In our case we are measuring quantities or throughput data, not physical part dimensions, so we can calculate the standard deviation of the collected data to determine our own “natural” limits (6 x Standard Deviation). Regardless of how we choose to present the data, our primary concern is to improve or reduce the standard deviation over time and from run to run.
Once we have a statistical model of our process, control charts can be created that in turn are used to monitor future production runs. This provides the shop floor with a visual base line using historical data (average / limits) on which improvement targets can be made and measured in real-time.
Run-Time Variance Review
I recall using this strategy to achieve literally monumental gains – a three shift operation with considerable instability became an extremely capable and stable two shift production operation coupled with a one shift preventive maintenance / change over team. Month over month improvements were noted by significantly improved capability data (substantially reduced Standard Deviation) and marked increases in OEE.

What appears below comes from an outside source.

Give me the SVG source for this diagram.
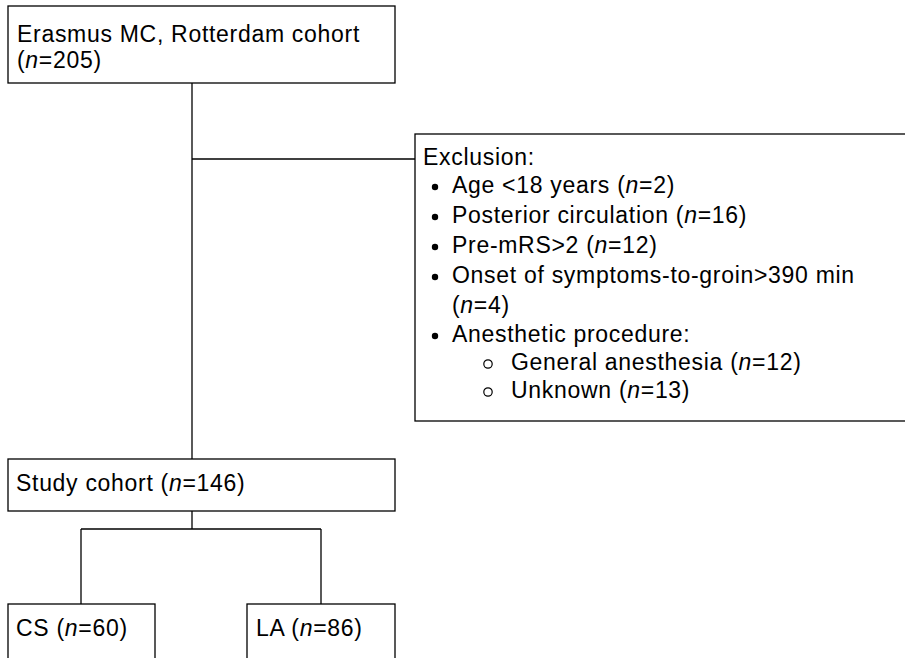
<svg xmlns="http://www.w3.org/2000/svg" width="905" height="658" viewBox="0 0 905 658">
  <style>
    .box { fill: #fff; stroke: #000; stroke-width: 1.3; }
    .conn { fill: none; stroke: #000; stroke-width: 1.3; }
    text { font-family: "Liberation Sans", Arial, sans-serif; font-size: 23px; fill: #000; letter-spacing: 0.7px; }
    .bullet { fill: #000; }
    .sub { fill: none; stroke: #000; stroke-width: 1.2; }
  </style>
  <rect width="905" height="658" fill="#fff"/>

  <g id="connectors">
    <line class="conn" x1="192" y1="83" x2="192" y2="459"/>
    <line class="conn" x1="192" y1="159" x2="415" y2="159"/>
    <line class="conn" x1="192" y1="511" x2="192" y2="529"/>
    <line class="conn" x1="81" y1="529" x2="321" y2="529"/>
    <line class="conn" x1="81" y1="529" x2="81" y2="604"/>
    <line class="conn" x1="321" y1="529" x2="321" y2="604"/>
  </g>

  <g id="erasmus">
    <rect class="box" x="8" y="6" width="387" height="77"/>
    <text x="17" y="42">Erasmus MC, Rotterdam cohort</text>
    <text x="17" y="68">(<tspan font-style="italic">n</tspan>=205)</text>
  </g>

  <g id="exclusion">
    <rect class="box" x="415" y="134" width="500" height="287"/>
    <text x="423" y="165">Exclusion:</text>
    <circle class="bullet" cx="435" cy="187" r="3.2"/>
    <text x="452" y="193">Age &lt;18 years (<tspan font-style="italic">n</tspan>=2)</text>
    <circle class="bullet" cx="435" cy="217" r="3.2"/>
    <text x="452" y="223">Posterior circulation (<tspan font-style="italic">n</tspan>=16)</text>
    <circle class="bullet" cx="435" cy="247" r="3.2"/>
    <text x="452" y="253">Pre-mRS&gt;2 (<tspan font-style="italic">n</tspan>=12)</text>
    <circle class="bullet" cx="435" cy="277" r="3.2"/>
    <text x="452" y="283">Onset of symptoms-to-groin&gt;390 min</text>
    <text x="452" y="313">(<tspan font-style="italic">n</tspan>=4)</text>
    <circle class="bullet" cx="435" cy="336" r="3.2"/>
    <text x="452" y="342">Anesthetic procedure:</text>
    <circle class="sub" cx="488" cy="364" r="4.2"/>
    <text x="511" y="370">General anesthesia (<tspan font-style="italic">n</tspan>=12)</text>
    <circle class="sub" cx="488" cy="392" r="4.2"/>
    <text x="511" y="398">Unknown (<tspan font-style="italic">n</tspan>=13)</text>
  </g>

  <g id="study">
    <rect class="box" x="8" y="459" width="387" height="52"/>
    <text x="16" y="491">Study cohort (<tspan font-style="italic">n</tspan>=146)</text>
  </g>

  <g id="cs">
    <rect class="box" x="8" y="604" width="147" height="70"/>
    <text x="16" y="636">CS (<tspan font-style="italic">n</tspan>=60)</text>
  </g>

  <g id="la">
    <rect class="box" x="247" y="604" width="148" height="70"/>
    <text x="256" y="636">LA (<tspan font-style="italic">n</tspan>=86)</text>
  </g>
</svg>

Process run-time charts with statistical controls were implemented for quantities produced just as the Quality department maintains SPC charts on the floor for product data. The shop floor personnel understood the relationship between quantity of good parts produced and how this would ultimately affect the department OEE as well.

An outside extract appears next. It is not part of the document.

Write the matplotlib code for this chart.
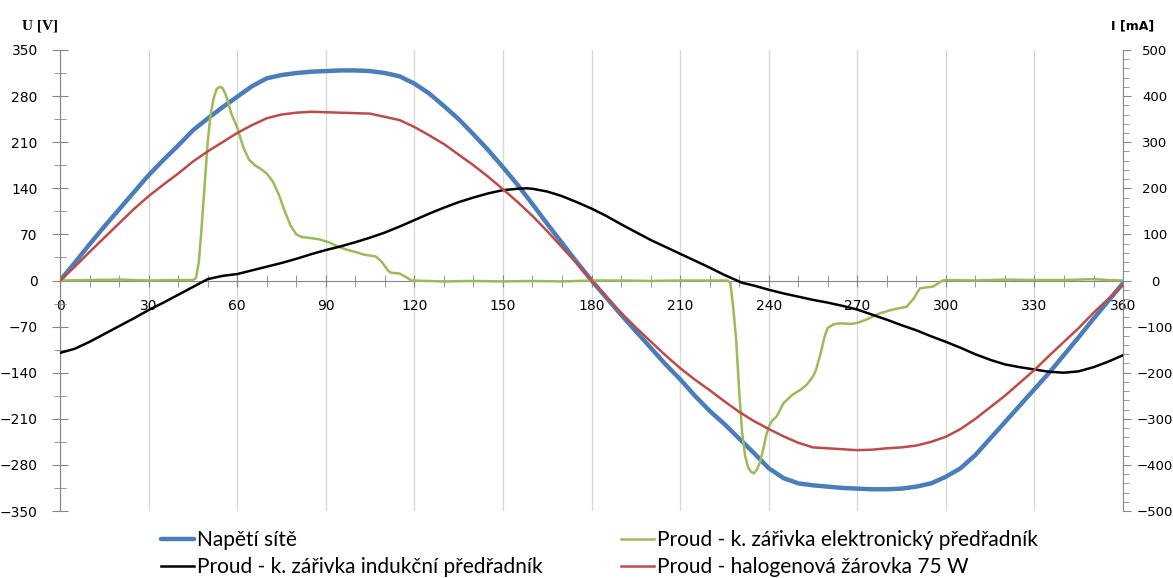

Monitoring quantities of good parts produced over shorter fixed time intervals is more effective than a cumulative counter that tracks performance over the course of the shift. In this specific case, the quantity was “reset” for each hour of production essentially creating hourly in lieu of shift targets or goals.
Recording / plotting production quantities at fixed time intervals combined with notes to document specific process events creates a running production story board that can be used to identify patterns and other process anomalies that would otherwise be obscured.

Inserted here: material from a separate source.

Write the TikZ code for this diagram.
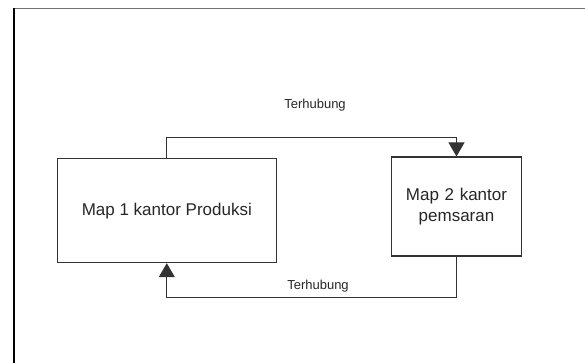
\documentclass[tikz,border=0pt]{standalone}
\usepackage{fontspec}
\setmainfont{Liberation Sans}
\usetikzlibrary{arrows.meta}

\begin{document}
\begin{tikzpicture}[x=1pt,y=-1pt,>={Triangle[width=16pt,length=14pt]},
		box/.style={draw=black!80,line width=1.1pt,rectangle,align=center,
			font=\fontsize{17}{20.3}\selectfont,text=black!85},
		lbl/.style={font=\fontsize{13}{15}\selectfont,text=black!85},
		link/.style={draw=black!80,line width=1.1pt}]
		\useasboundingbox (0,0) rectangle (585,363);
		% frame
		\draw[black!55,line width=1pt] (14,8.3) -- (585,8.3);
		\draw[black,line width=1.6pt] (14,8.3) -- (14,363);
		
		\node[box,minimum width=219.5pt,minimum height=103.7pt] (Prod) at (166.8,210.8) {Map 1 kantor Produksi};
		\node[box,minimum width=130.6pt,minimum height=99pt,text width=118pt] (Pem) at (456.5,206.5) {Map 2 kantor\\pemsaran};
		\node[lbl] (T1) at (315,105) {Terhubung};
		\node[lbl] (T2) at (318,285.7) {Terhubung};
		
		\draw[link,->] (Prod.north) -- ++(0,-21.3) -| (Pem.north);
		\draw[link,->] (Pem.south) -- ++(0,40.7) -| (Prod.south);
	\end{tikzpicture}
\end{document}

I am hopeful that this post has heightened your awareness regarding the data that is represented by our chosen metrics. In the boardroom, metrics are often viewed as absolute values coupled with a definitive sense of sterility.
Run-Time Variance also introduces a new perspective when attempting to compare OEE between shifts, departments, and factories. From the context of this post, having OEE indices of the same value does not imply equality. As we can see, metrics are not pure and perhaps even less so when managed in isolation.
Variance is indeed OEE’s Silent Partner but left unattended, Variance is also OEE’s Silent Killer.